Changes in precipitation patterns, rising temperatures, and melting glaciers are just some of the effects of climate change that can be monitored through cartography and topology. Integrating climate data into risk maps allows for a more accurate assessment of threats and the implementation of more effective preventive measures.

Advancements in cartography and topology have significantly improved risk detection and analysis. Modern mapping techniques, including satellite imagery and remote sensing, enable continuous monitoring of environmental hazards and early warning for potential disasters.

By integrating geospatial data, historical records, and predictive models, hazard maps provide valuable insights into the likelihood and severity of potential climate threats. Advances in Geographic Information Systems (GIS), remote sensing, and real-time data analytics have enhanced the precision and adaptability of hazard maps, ensuring more effective disaster preparedness and response.

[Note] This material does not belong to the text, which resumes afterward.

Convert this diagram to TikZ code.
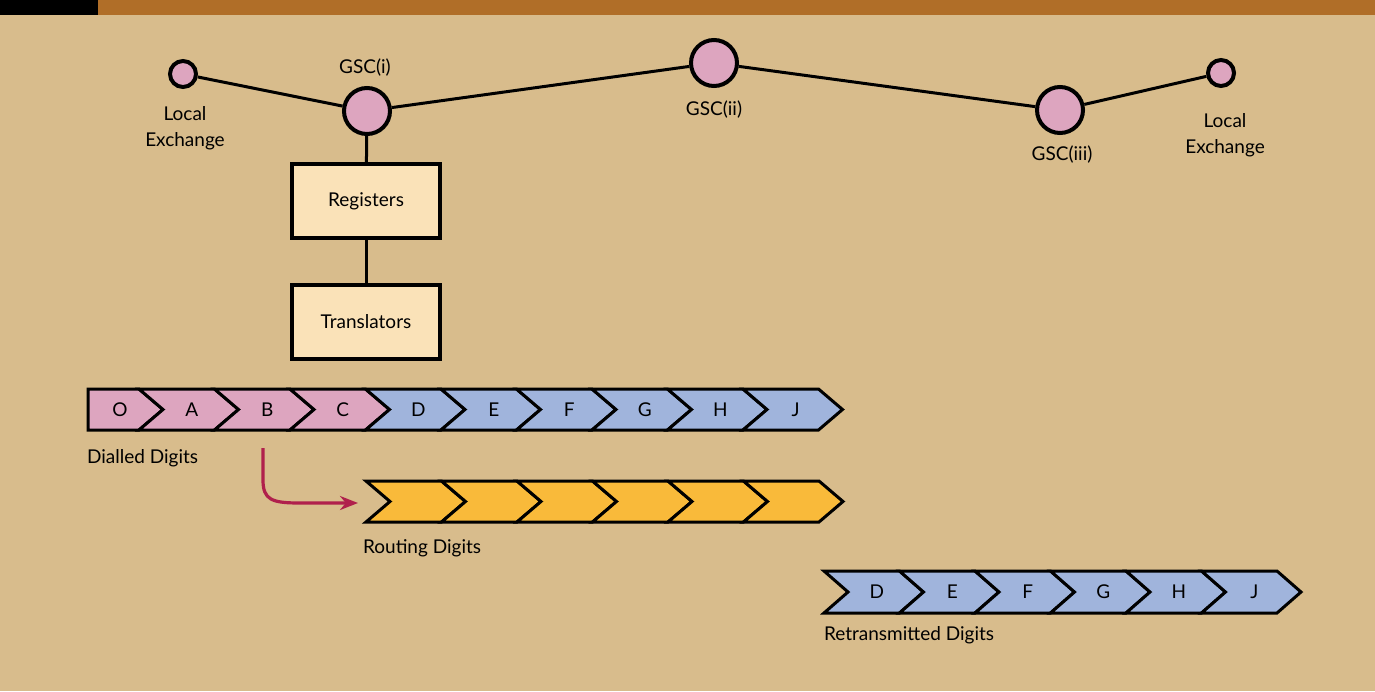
\documentclass[tikz,border=0pt]{standalone}
\usepackage{fontspec}
\setmainfont{Lato}
\usepackage{xcolor}
\usetikzlibrary{arrows.meta}
\definecolor{vtan}{HTML}{D8BC8C}
\definecolor{vbar}{HTML}{B06E28}
\definecolor{vpink}{HTML}{DDA5BF}
\definecolor{vblue}{HTML}{A0B4DC}
\definecolor{vorange}{HTML}{F9BA3A}
\definecolor{vbox}{HTML}{FAE2B8}
\definecolor{vcrimson}{HTML}{B0204C}

\tikzset{
	station/.style={circle, draw=black, line width=2pt, fill=vpink, inner sep=0pt, minimum size=13pt},
	bigstation/.style={station, minimum size=23pt},
	unitbox/.style={draw=black, line width=1.6pt, fill=vbox, minimum width=74pt, minimum height=37pt},
	chevline/.style={draw=black, line width=1.5pt, line join=miter},
	link/.style={draw=black, line width=1.5pt},
}

\begin{document}
\begin{tikzpicture}[x=0.5pt, y=-0.5pt, font=\fontsize{9.5}{13}\selectfont]
		\fill[vtan] (0,0) rectangle (1375,691);
		\useasboundingbox (0,0) rectangle (1375,691);
		\fill[vbar] (0,0) rectangle (1375,15);
		\fill[black] (0,0) rectangle (98,15);
		% exchanges and centres
		\node[station] (lexa) at (183,74) {};
		\node[bigstation] (gsci) at (367,111) {};
		\node[bigstation] (gscii) at (714,63) {};
		\node[bigstation] (gsciii) at (1060,110) {};
		\node[station] (lexb) at (1221,73) {};
		\node[align=center] (lexalbl) at (185,128) {Local\\Exchange};
		\node (gscilbl) at (365,68) {GSC(i)};
		\node (gsciilbl) at (714,110) {GSC(ii)};
		\node (gsciiilbl) at (1062,155) {GSC(iii)};
		\node[align=center] (lexblbl) at (1225,135) {Local\\Exchange};
		\draw[link] (lexa) -- (gsci);
		\draw[link] (gsci) -- (gscii);
		\draw[link] (gscii) -- (gsciii);
		\draw[link] (gsciii) -- (lexb);
		% registers and translators
		\node[unitbox] (reg) at (366,201) {Registers};
		\node[unitbox] (trans) at (366,322) {Translators};
		\draw[link] (gsci) -- (reg);
		\draw[link] (reg) -- (trans);
		% dialled digits
		\draw[chevline, fill=vpink] (88,389) -- (139,389) -- (163,409.5) -- (139,430) -- (88,430) -- cycle;
		\node (d0) at (120,409.5) {O};
		\foreach \lbl/\col [count=\k] in {A/vpink, B/vpink, C/vpink, D/vblue, E/vblue, F/vblue, G/vblue, H/vblue, J/vblue} {
			\pgfmathsetmacro{\a}{139 + 75.5*(\k-1)}
			\pgfmathsetmacro{\b}{139 + 75.5*\k}
			\draw[chevline, fill=\col] (\a,389) -- (\b,389) -- ({\b+24},409.5) -- (\b,430) -- (\a,430) -- ({\a+24},409.5) -- cycle;
			\node (d\k) at ({(\a+\b)/2+15},409.5) {\lbl};
		}
		\node[anchor=west] (diallbl) at (80,458) {Dialled Digits};
		% routing digits
		\foreach \k in {1,...,6} {
			\pgfmathsetmacro{\a}{366 + 75.5*(\k-1)}
			\pgfmathsetmacro{\b}{366 + 75.5*\k}
			\draw[chevline, fill=vorange] (\a,481) -- (\b,481) -- ({\b+24},501.5) -- (\b,522) -- (\a,522) -- ({\a+24},501.5) -- cycle;
		}
		\node[anchor=west] (routlbl) at (356,548) {Routing Digits};
		% retransmitted digits
		\foreach \lbl [count=\k] in {D, E, F, G, H, J} {
			\pgfmathsetmacro{\a}{824 + 75.5*(\k-1)}
			\pgfmathsetmacro{\b}{824 + 75.5*\k}
			\draw[chevline, fill=vblue] (\a,571) -- (\b,571) -- ({\b+24},592) -- (\b,613) -- (\a,613) -- ({\a+24},592) -- cycle;
			\node (r\k) at ({(\a+\b)/2+15},592) {\lbl};
		}
		\node[anchor=west] (retrlbl) at (817,635) {Retransmitted Digits};
		% translation arrow
		\coordinate (bstart) at (263,448);
		\coordinate (rstart) at (358,503);
		\draw[vcrimson, line width=1.6pt, -{Stealth[length=9pt, width=7pt]}] (bstart) -- (263,480) .. controls (263,500) and (272,503) .. (300,503) -- (rstart);
	\end{tikzpicture}
\end{document}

Using cartography and topology, vulnerability assessments identify high-risk areas by analyzing population density, infrastructure conditions, access to resources, and environmental exposure, besides any other society event that can be detected as impacted. 

Integrating real-time climate data with risk maps enhances disaster preparedness by allowing authorities to anticipate extreme weather events and develop proactive mitigation strategies.  These strategies are being analyzed in the NATURE-DEMO catalogue in order to have a wide range of tools adapted to all types of environments and detected risks that can be applied depending not only on technical limitations, but also taking into account the interests of the stakeholders involved.

Risk maps serve as essential tools for emergency planning, integrating hazard data with geographic information to pinpoint high-risk zones. For instance, flood risk maps combine historical precipitation patterns, topography, and urban infrastructure data to highlight areas susceptible to severe flooding.